Now I know why I hardly notice the green of the garden, but I do notice the red roses and why many people like to photograph red sunsets, but hardly fleecy clouds on a blue sky. I also know why the beach and the sea, just like the forest, give my eyes peace, but a rainbow stirs me up.
The simple realisation that the effect of colours has nothing to do with their synthesis, and that there are colours that have no great significance and there are colours that force my attention has solved the problem of colour theory for me. There is no all-explanatory colour theory which includes the synthesis of colours and the reception of colours in one go. And that is why crude contrast ideals, constructed from circles and following the sorting compulsion of colours, make no sense. The only thing that counts is us, the viewer’s and our unique view of things.
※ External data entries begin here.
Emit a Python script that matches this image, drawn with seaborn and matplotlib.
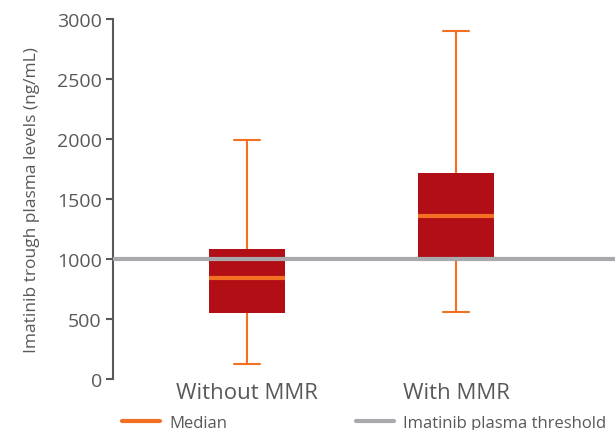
import numpy as np
import pandas as pd
import seaborn as sns
import matplotlib.pyplot as plt
from matplotlib.lines import Line2D

# five-number summaries: min, q1, median, q3, max
groups = ["Without MMR", "With MMR"]
without_mmr = [125, 550, 840, 1080, 1990]
with_mmr = [560, 1010, 1360, 1720, 2900]
threshold = 1000
y_ticks = [0, 500, 1000, 1500, 2000, 2500, 3000]

RED = "#B20E16"
ORANGE = "#F36F21"
GREY = "#A7A9AC"
TEXT = "#58595B"

sns.set_theme(style="white")
plt.rcParams["font.family"] = ["Open Sans", "DejaVu Sans"]

data = pd.DataFrame({
    "group": [groups[0]] * 5 + [groups[1]] * 5,
    "level": without_mmr + with_mmr,
})

fig = plt.figure(figsize=(6.15, 4.31), dpi=100)
ax = fig.add_axes([0.1837, 0.1183, 0.8163, 0.8353])

sns.boxplot(data=data, x="group", y="level", ax=ax, whis=np.inf,
            width=0.364, color=RED, saturation=1, linewidth=0,
            boxprops=dict(facecolor=RED, edgecolor=RED, linewidth=0),
            medianprops=dict(color=ORANGE, linewidth=3),
            whiskerprops=dict(color=ORANGE, linewidth=1.5),
            capprops=dict(color=ORANGE, linewidth=1.5))

# shorten the caps a bit
for line in ax.lines:
    xs, ys = line.get_xdata(), line.get_ydata()
    if len(xs) == 2 and ys[0] == ys[1] and line.get_linewidth() == 1.5:
        c = (xs[0] + xs[1]) / 2
        line.set_xdata([c - 0.062, c + 0.062])

ax.axhline(threshold, color=GREY, linewidth=3, zorder=5)

ax.set_xlim(-0.641, 1.761)
ax.set_ylim(0, 3000)
ax.set_yticks(y_ticks)
ax.set_xlabel("")
ax.set_ylabel("Imatinib trough plasma levels (ng/mL)", color=TEXT, fontsize=12.5)
ax.yaxis.set_label_coords(-0.145, 0.5)
sns.despine(ax=ax, bottom=True, right=True, top=True)
ax.spines["left"].set_color(TEXT)
ax.spines["left"].set_linewidth(1.5)
ax.tick_params(axis="y", left=True, length=5, width=1.5, color=TEXT,
               labelcolor=TEXT, labelsize=14, pad=3)
ax.tick_params(axis="x", bottom=False, labelcolor=TEXT, labelsize=16, pad=-4)

handles = [Line2D([], [], color=ORANGE, linewidth=3),
           Line2D([], [], color=GREY, linewidth=3)]
fig.legend(handles, ["Median", "Imatinib plasma threshold"], loc="center left",
           bbox_to_anchor=(0.198, 0.017), ncol=2, frameon=False, fontsize=12,
           handlelength=2.3, handletextpad=0.55, columnspacing=7.7,
           borderpad=0, borderaxespad=0, labelcolor=TEXT)

fig.savefig("out.png", dpi=100)
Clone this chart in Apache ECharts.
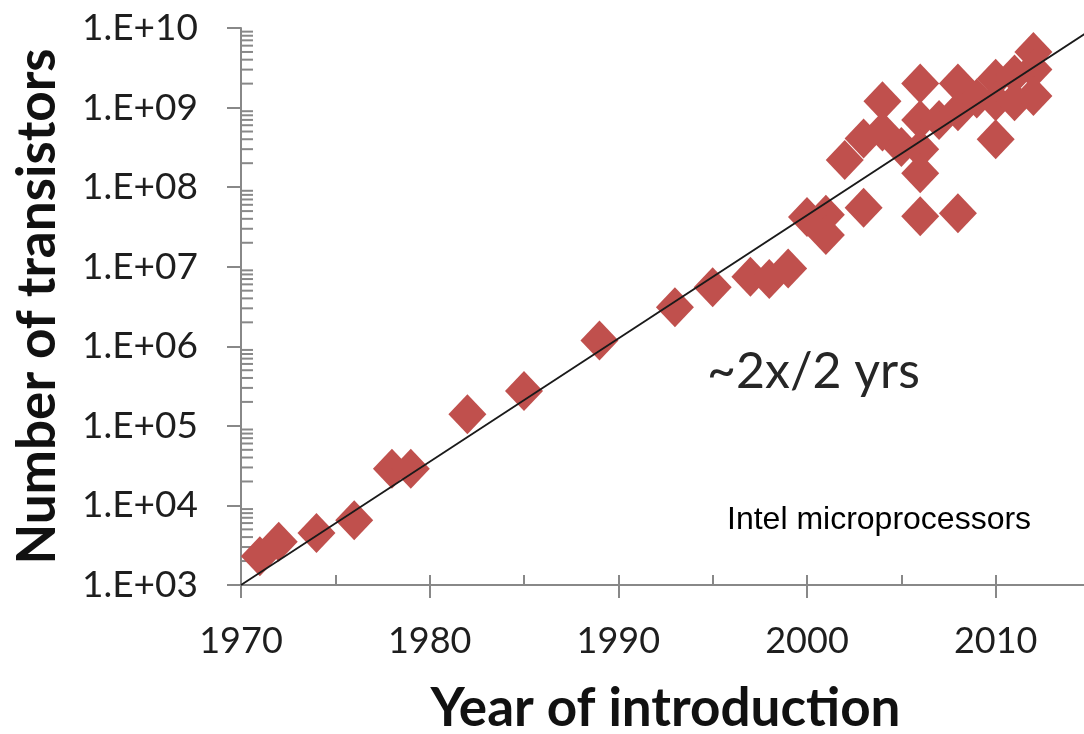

Nobody would deny that our reception is influenced by culture and situation. But neither one would want it to be clouded with esotericism in the classrooms and seminar rooms. But that is what happens in German schools and universities.
Of course, Leonardo da Vinci also dealt with colours in a theoretical way. If people had listened to him, my art teacher would have told me back then, green is, of course, a primary colour. For Leonardo, green, yellow, blue, red, white, black, ochre and blackberry are primary colours, and these are the colours on which he primarily bases his paintings. And he doesn’t care how they are mixed; his main concern is that they do their magic. But he was not only an incomparable artist but also an ingenious scientist.